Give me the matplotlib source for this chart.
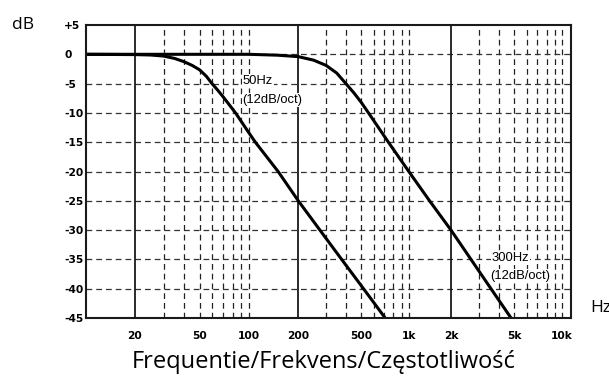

==

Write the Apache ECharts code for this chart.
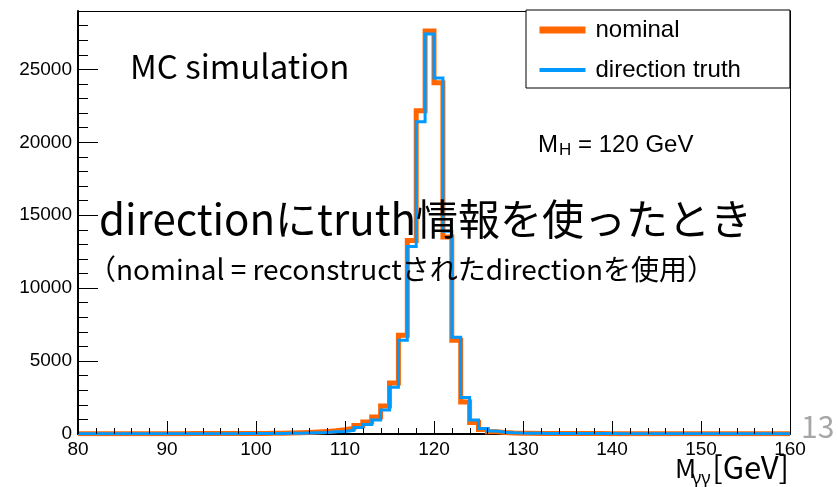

...

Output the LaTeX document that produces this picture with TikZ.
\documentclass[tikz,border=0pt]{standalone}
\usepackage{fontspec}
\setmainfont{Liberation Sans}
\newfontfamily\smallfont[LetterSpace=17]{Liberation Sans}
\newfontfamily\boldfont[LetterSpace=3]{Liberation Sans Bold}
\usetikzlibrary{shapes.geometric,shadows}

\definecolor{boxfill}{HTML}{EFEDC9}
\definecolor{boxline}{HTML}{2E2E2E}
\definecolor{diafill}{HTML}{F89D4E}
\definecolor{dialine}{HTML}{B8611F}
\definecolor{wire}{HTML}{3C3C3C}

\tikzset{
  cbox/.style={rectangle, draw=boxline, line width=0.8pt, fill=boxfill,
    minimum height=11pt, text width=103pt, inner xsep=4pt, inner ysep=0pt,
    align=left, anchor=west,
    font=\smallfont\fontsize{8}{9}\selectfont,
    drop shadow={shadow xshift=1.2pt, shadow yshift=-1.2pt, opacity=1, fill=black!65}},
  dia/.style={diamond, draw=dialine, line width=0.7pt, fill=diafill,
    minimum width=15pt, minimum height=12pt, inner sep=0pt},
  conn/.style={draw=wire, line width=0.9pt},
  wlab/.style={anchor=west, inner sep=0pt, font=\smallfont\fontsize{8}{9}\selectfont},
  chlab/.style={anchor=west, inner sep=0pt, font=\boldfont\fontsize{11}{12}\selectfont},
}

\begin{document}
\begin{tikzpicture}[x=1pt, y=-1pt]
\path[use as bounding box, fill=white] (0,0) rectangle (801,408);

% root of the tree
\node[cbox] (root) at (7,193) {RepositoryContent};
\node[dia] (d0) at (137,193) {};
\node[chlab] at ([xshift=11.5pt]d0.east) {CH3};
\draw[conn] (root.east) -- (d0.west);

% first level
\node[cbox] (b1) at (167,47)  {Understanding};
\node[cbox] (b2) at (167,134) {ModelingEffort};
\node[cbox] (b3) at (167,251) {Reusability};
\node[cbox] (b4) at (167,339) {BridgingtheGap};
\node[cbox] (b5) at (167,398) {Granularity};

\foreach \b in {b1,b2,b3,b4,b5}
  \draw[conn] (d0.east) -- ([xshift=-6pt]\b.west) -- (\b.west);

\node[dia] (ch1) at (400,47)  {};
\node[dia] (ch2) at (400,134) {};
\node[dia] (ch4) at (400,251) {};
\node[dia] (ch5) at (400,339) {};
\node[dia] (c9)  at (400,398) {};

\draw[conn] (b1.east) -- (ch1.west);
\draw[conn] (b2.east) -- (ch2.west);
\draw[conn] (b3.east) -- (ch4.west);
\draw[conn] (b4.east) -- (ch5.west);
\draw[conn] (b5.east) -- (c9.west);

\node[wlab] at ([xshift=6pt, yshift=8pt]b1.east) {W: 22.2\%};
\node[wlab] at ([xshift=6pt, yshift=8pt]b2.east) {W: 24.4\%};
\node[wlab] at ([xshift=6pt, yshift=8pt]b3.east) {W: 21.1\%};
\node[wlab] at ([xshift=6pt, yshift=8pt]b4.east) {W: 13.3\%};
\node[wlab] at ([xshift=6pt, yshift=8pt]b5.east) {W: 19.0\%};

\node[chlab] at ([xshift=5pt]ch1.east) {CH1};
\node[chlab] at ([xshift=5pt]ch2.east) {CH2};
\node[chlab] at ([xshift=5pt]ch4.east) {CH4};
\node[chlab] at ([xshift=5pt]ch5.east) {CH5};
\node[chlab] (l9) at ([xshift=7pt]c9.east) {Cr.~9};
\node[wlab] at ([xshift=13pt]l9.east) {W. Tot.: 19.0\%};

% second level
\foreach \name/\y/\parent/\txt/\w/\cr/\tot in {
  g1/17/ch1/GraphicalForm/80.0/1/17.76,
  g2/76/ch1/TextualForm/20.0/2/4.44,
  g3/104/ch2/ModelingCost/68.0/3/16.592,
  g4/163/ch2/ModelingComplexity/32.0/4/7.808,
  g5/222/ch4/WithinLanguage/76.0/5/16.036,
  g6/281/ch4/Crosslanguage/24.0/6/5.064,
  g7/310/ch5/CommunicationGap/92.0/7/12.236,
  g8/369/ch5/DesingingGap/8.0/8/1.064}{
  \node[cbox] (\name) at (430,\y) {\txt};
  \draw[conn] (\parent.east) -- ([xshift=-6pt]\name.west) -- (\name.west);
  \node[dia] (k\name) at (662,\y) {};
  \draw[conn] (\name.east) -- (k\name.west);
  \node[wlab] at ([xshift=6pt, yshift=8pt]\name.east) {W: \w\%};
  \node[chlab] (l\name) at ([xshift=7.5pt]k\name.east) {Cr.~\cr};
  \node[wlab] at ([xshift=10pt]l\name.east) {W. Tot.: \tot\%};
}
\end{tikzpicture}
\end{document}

TASK GOAL: Filter the records down to the lines that contain the string "this", and copy those lines.

COMPLETED TASK:
Give me the matplotlib source for this chart.
Write the Apache ECharts code for this chart.
Output the LaTeX document that produces this picture with TikZ.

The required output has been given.